_What needs to be done_: Skip any picture you find and retype all the remaining lines exactly.

_Source excerpt_:
________________________
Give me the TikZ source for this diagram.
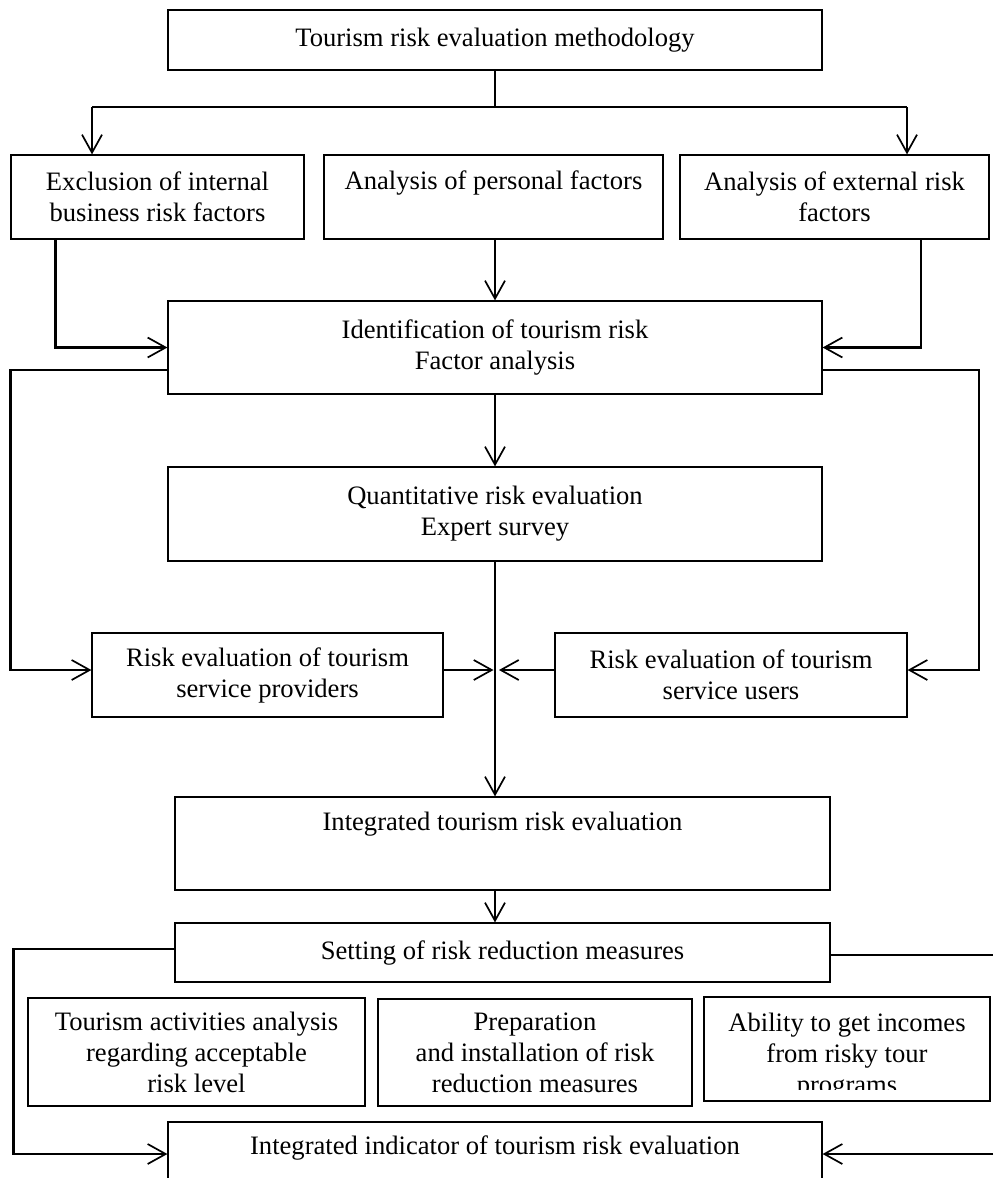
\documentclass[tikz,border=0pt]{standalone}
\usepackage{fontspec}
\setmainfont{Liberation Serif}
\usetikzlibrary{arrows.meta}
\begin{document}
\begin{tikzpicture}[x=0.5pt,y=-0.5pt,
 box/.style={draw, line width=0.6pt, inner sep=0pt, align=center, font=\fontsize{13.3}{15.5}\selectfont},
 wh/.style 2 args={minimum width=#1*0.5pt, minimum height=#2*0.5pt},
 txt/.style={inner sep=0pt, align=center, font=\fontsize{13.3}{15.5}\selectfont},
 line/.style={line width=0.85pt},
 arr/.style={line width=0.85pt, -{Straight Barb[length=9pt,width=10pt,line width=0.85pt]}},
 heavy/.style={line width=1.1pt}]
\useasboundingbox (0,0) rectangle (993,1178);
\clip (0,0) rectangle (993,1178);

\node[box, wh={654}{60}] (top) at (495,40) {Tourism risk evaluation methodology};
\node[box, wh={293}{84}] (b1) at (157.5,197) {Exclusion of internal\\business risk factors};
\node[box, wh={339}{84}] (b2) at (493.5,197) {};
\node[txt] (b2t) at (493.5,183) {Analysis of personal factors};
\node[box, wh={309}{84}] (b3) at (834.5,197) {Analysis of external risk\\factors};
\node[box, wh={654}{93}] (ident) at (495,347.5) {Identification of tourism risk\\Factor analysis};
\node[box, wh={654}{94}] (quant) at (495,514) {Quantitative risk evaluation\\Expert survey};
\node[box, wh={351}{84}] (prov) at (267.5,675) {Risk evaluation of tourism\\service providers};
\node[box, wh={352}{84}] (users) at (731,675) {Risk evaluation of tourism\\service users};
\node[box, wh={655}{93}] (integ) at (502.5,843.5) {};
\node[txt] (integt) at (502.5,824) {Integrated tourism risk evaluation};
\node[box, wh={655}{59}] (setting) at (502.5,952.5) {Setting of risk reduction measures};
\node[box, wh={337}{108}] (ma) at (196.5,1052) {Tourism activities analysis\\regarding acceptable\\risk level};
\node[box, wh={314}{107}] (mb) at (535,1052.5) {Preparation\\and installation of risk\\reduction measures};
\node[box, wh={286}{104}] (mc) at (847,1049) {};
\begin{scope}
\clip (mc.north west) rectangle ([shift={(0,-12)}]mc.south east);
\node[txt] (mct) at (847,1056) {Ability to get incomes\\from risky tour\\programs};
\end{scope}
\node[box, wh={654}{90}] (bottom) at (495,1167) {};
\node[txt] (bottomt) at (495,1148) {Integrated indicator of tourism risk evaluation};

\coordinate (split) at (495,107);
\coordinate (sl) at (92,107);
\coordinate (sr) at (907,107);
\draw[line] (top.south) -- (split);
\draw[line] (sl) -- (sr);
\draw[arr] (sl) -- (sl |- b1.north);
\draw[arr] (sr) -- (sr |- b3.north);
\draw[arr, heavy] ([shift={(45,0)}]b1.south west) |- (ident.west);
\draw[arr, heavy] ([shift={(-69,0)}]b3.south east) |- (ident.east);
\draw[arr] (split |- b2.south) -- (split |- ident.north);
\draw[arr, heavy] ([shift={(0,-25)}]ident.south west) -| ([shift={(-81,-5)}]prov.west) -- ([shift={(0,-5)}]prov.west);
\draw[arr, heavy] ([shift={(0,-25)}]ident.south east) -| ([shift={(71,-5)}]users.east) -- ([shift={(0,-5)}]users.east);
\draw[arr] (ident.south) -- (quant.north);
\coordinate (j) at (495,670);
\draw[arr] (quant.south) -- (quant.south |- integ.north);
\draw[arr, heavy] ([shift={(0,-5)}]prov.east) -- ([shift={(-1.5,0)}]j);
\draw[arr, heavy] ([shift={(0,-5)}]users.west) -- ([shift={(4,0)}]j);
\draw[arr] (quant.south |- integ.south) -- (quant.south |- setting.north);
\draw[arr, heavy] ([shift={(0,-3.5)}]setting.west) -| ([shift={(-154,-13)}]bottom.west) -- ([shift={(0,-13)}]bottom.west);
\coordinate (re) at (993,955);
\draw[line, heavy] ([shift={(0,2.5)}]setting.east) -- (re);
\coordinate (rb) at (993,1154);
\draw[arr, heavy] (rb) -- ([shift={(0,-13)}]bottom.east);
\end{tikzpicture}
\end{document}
________________________
_Result of this exercise_:
Give me the TikZ source for this diagram.
\documentclass[tikz,border=0pt]{standalone}
\usepackage{fontspec}
\setmainfont{Liberation Serif}
\usetikzlibrary{arrows.meta}
\begin{document}
\begin{tikzpicture}[x=0.5pt,y=-0.5pt,
 box/.style={draw, line width=0.6pt, inner sep=0pt, align=center, font=\fontsize{13.3}{15.5}\selectfont},
 wh/.style 2 args={minimum width=#1*0.5pt, minimum height=#2*0.5pt},
 txt/.style={inner sep=0pt, align=center, font=\fontsize{13.3}{15.5}\selectfont},
 line/.style={line width=0.85pt},
 arr/.style={line width=0.85pt, -{Straight Barb[length=9pt,width=10pt,line width=0.85pt]}},
 heavy/.style={line width=1.1pt}]
\useasboundingbox (0,0) rectangle (993,1178);
\clip (0,0) rectangle (993,1178);

\node[box, wh={654}{60}] (top) at (495,40) {Tourism risk evaluation methodology};
\node[box, wh={293}{84}] (b1) at (157.5,197) {Exclusion of internal\\business risk factors};
\node[box, wh={339}{84}] (b2) at (493.5,197) {};
\node[txt] (b2t) at (493.5,183) {Analysis of personal factors};
\node[box, wh={309}{84}] (b3) at (834.5,197) {Analysis of external risk\\factors};
\node[box, wh={654}{93}] (ident) at (495,347.5) {Identification of tourism risk\\Factor analysis};
\node[box, wh={654}{94}] (quant) at (495,514) {Quantitative risk evaluation\\Expert survey};
\node[box, wh={351}{84}] (prov) at (267.5,675) {Risk evaluation of tourism\\service providers};
\node[box, wh={352}{84}] (users) at (731,675) {Risk evaluation of tourism\\service users};
\node[box, wh={655}{93}] (integ) at (502.5,843.5) {};
\node[txt] (integt) at (502.5,824) {Integrated tourism risk evaluation};
\node[box, wh={655}{59}] (setting) at (502.5,952.5) {Setting of risk reduction measures};
\node[box, wh={337}{108}] (ma) at (196.5,1052) {Tourism activities analysis\\regarding acceptable\\risk level};
\node[box, wh={314}{107}] (mb) at (535,1052.5) {Preparation\\and installation of risk\\reduction measures};
\node[box, wh={286}{104}] (mc) at (847,1049) {};
\begin{scope}
\clip (mc.north west) rectangle ([shift={(0,-12)}]mc.south east);
\node[txt] (mct) at (847,1056) {Ability to get incomes\\from risky tour\\programs};
\end{scope}
\node[box, wh={654}{90}] (bottom) at (495,1167) {};
\node[txt] (bottomt) at (495,1148) {Integrated indicator of tourism risk evaluation};

\coordinate (split) at (495,107);
\coordinate (sl) at (92,107);
\coordinate (sr) at (907,107);
\draw[line] (top.south) -- (split);
\draw[line] (sl) -- (sr);
\draw[arr] (sl) -- (sl |- b1.north);
\draw[arr] (sr) -- (sr |- b3.north);
\draw[arr, heavy] ([shift={(45,0)}]b1.south west) |- (ident.west);
\draw[arr, heavy] ([shift={(-69,0)}]b3.south east) |- (ident.east);
\draw[arr] (split |- b2.south) -- (split |- ident.north);
\draw[arr, heavy] ([shift={(0,-25)}]ident.south west) -| ([shift={(-81,-5)}]prov.west) -- ([shift={(0,-5)}]prov.west);
\draw[arr, heavy] ([shift={(0,-25)}]ident.south east) -| ([shift={(71,-5)}]users.east) -- ([shift={(0,-5)}]users.east);
\draw[arr] (ident.south) -- (quant.north);
\coordinate (j) at (495,670);
\draw[arr] (quant.south) -- (quant.south |- integ.north);
\draw[arr, heavy] ([shift={(0,-5)}]prov.east) -- ([shift={(-1.5,0)}]j);
\draw[arr, heavy] ([shift={(0,-5)}]users.west) -- ([shift={(4,0)}]j);
\draw[arr] (quant.south |- integ.south) -- (quant.south |- setting.north);
\draw[arr, heavy] ([shift={(0,-3.5)}]setting.west) -| ([shift={(-154,-13)}]bottom.west) -- ([shift={(0,-13)}]bottom.west);
\coordinate (re) at (993,955);
\draw[line, heavy] ([shift={(0,2.5)}]setting.east) -- (re);
\coordinate (rb) at (993,1154);
\draw[arr, heavy] (rb) -- ([shift={(0,-13)}]bottom.east);
\end{tikzpicture}
\end{document}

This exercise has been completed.